During the debate concerning the Building Control (Amendment) Regulations (SI.9 of 2014) a lot of commentators, this blog included, have dug up statistics showing the low numbers of site inspections, understaffing levels at local authority building control sections etc. We acknowledged a number of hard-working fire officers double-jobbing at building control to help out.  However we also were quite critical noting that just a few years ago some areas of the country received less than 2% inspection rates from local authority building control. Some received none at all.

What was overlooked was the rather impressive performance targets set by the Department and the County Managers for the Building Control Officer (BCO).

A rate of 15% site inspections has been the target for some years for building control inspections nationwide. In their wisdom the Department has set this figure which has been passed down by the head of each local authority, the county managers to their staff. Let’s look at this for one moment.

Recently Tom Parlon in an RTE interview was very upbeat about the construction industry output for this year 2014 increasing for the first time in years to €11.5bn.

A 15% inspection rate of a €11.5bn industry, for 67 staff, equates to one Building control officer inspecting €171 Million worth of buildings per year; for each officer!. That ranges from once-off houses, kitchen extensions, retail parks, stadia, shopping centres, places of worship- the lot. That’s a pretty impressive target. During the “celtic tiger” years this figure was three times that. I wonder are there any performance targets as ambitious as those set for any other public servants? For Irish Water?

We have estimated previously the number of full time inspectors needed to staff a properly resourced local authority building control inspectorate at around 300. This would match the UK provision (based on output) and achieve 100% inspections. That’s around 230 new personnel on top of the depleted 70 or so already desperately under-resourced and overworked BCO’s. Apparently Irish water are over-resourced by over 2,000 staff. Many of these are experienced civil engineers with years of site inspection experience that could quickly and relatively easily be upskilled. Why not, just to get the system up and running,  employ 500 additional BCO’s, just in case we’re out on our calculations. We seem to have the personnel. According to Tom Parlon 1 in 4 on the dole are ex-construction sector workers so one could assume the BCO posts could rapidly be filled.

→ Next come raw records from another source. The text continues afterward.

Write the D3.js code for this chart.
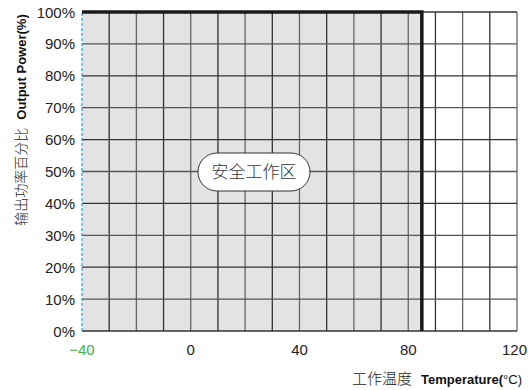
<!DOCTYPE html>
<html><head><meta charset="utf-8">
<script src="https://cdn.jsdelivr.net/npm/d3@7"></script>
<style>body{margin:0;background:#fff}svg{display:block}</style>
</head><body>
<script>
const xTicks = [-40, 0, 40, 80, 120];
const yTicks = [0,10,20,30,40,50,60,70,80,90,100];
const xGrid = d3.range(-40, 121, 10);
const curveTemp = [-40, 85, 85];
const curvePower = [100, 100, 0];
const regionLabel = "安全工作区";

const W = 528, H = 390;
const svg = d3.select("body").append("svg").attr("width", W).attr("height", H);
const x = d3.scaleLinear().domain([-40, 120]).range([82, 517]);
const y = d3.scaleLinear().domain([0, 100]).range([331, 12]);

// shaded safe area
const area = d3.area().x(d => x(d[0])).y0(y(0)).y1(d => y(d[1]));
svg.append("path").datum([[curveTemp[0], curvePower[0]], [curveTemp[1], curvePower[1]]])
  .attr("d", area).attr("fill", "#e3e3e3");

// grid
svg.append("g").selectAll("line").data(xGrid.slice(1)).join("line")
  .attr("x1", d => x(d)).attr("x2", d => x(d)).attr("y1", y(0)).attr("y2", y(100))
  .attr("stroke", (d,i) => i % 2 ? "#666" : "#333").attr("stroke-width", 1.3);
svg.append("g").selectAll("line").data(yTicks).join("line")
  .attr("x1", x(-40)).attr("x2", x(120)).attr("y1", d => y(d)).attr("y2", d => y(d))
  .attr("stroke", (d,i) => i % 2 ? "#555" : "#333").attr("stroke-width", 1.3);
// left axis blue dashed
svg.append("line").attr("x1", x(-40)).attr("x2", x(-40)).attr("y1", y(0)).attr("y2", y(100))
  .attr("stroke", "#2aa8e0").attr("stroke-width", 1.3).attr("stroke-dasharray", "3,2");

// derating curve
const line = d3.line().x((d,i) => x(curveTemp[i])).y((d,i) => y(curvePower[i]));
svg.append("path").datum(curveTemp).attr("d", line).attr("fill", "none")
  .attr("stroke", "#1a1a1a").attr("stroke-width", 3.5).attr("stroke-linejoin", "miter");

// y tick labels
svg.append("g").selectAll("text").data(yTicks).join("text")
  .attr("x", 75).attr("y", d => y(d) + 5.5).attr("text-anchor", "end")
  .attr("font-family", "Liberation Sans, Arial, sans-serif").attr("font-size", 15).attr("fill", "#222")
  .text(d => d + "%");
// x tick labels
svg.append("g").selectAll("text").data(xTicks).join("text")
  .attr("x", d => d === 120 ? W - 1 : x(d)).attr("y", 355)
  .attr("text-anchor", d => d === 120 ? "end" : "middle")
  .attr("font-family", "Liberation Sans, Arial, sans-serif").attr("font-size", 15)
  .attr("fill", d => d === -40 ? "#3cb44b" : "#222")
  .text(d => d === -40 ? "−40" : d);

// region label
const cx = 254, cy = 172;
svg.append("rect").attr("x", cx - 56).attr("y", cy - 19).attr("width", 112).attr("height", 38)
  .attr("rx", 19).attr("fill", "#fff").attr("stroke", "#333").attr("stroke-width", 1);
svg.append("text").attr("x", cx).attr("y", cy + 6).attr("text-anchor", "middle")
  .attr("font-family", "Noto Sans CJK SC").attr("font-weight", 300).attr("font-size", 17).attr("fill", "#333")
  .text(regionLabel);

// axis titles
const yt = svg.append("text").attr("transform", "translate(26,120) rotate(-90)").attr("text-anchor", "middle");
yt.append("tspan").attr("font-family", "Noto Sans CJK SC").attr("font-weight", 300).attr("font-size", 14).attr("fill", "#222").text("输出功率百分比");
yt.append("tspan").attr("font-family", "Liberation Sans, Arial, sans-serif").attr("font-weight", "bold").attr("font-size", 13).attr("fill", "#111").attr("dx", 8).text("Output Power(%)");

const xt = svg.append("text").attr("x", 522).attr("y", 384).attr("text-anchor", "end");
xt.append("tspan").attr("font-family", "Noto Sans CJK SC").attr("font-weight", 300).attr("font-size", 15).attr("fill", "#222").text("工作温度");
xt.append("tspan").attr("font-family", "Liberation Sans, Arial, sans-serif").attr("font-weight", "bold").attr("font-size", 13).attr("fill", "#111").attr("dx", 9).text("Temperature(");
xt.append("tspan").attr("font-family", "Liberation Sans, Arial, sans-serif").attr("font-size", 13).attr("fill", "#111").text("°C)");
</script>
</body></html>
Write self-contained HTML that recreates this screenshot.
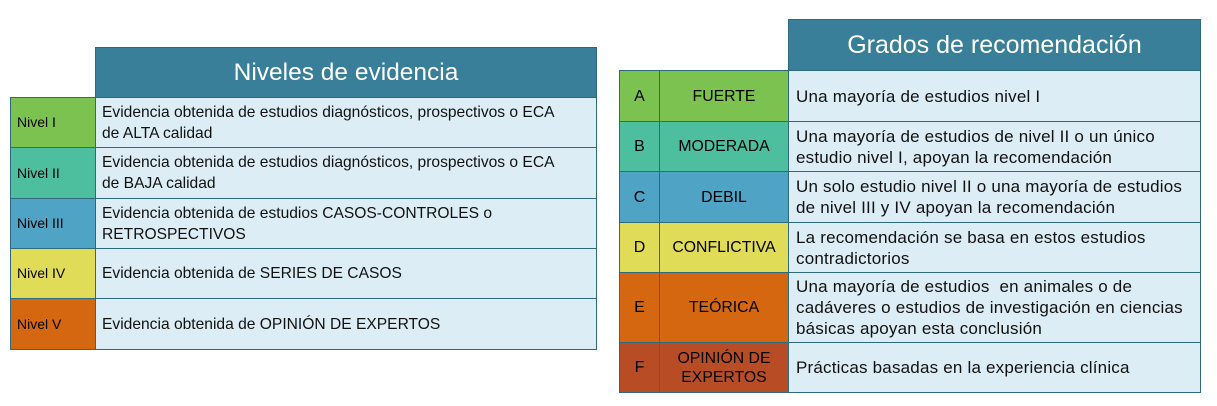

Could there possibly be help very close to hand for the poor overworked BCO? Could an independent local authority building control section capable of 100% inspections nationwide be that easy to establish quickly and with little expense? Could the consumer get proper independent regulation of the construction industry for the first time in 22 years?

Perhaps some of the experienced site inspectors in Irish Water could be “diverted” into Building Control Sections one wonders?

The above opinion piece was submitted by Maoilíosa Mel Reynolds on 29th January 2014.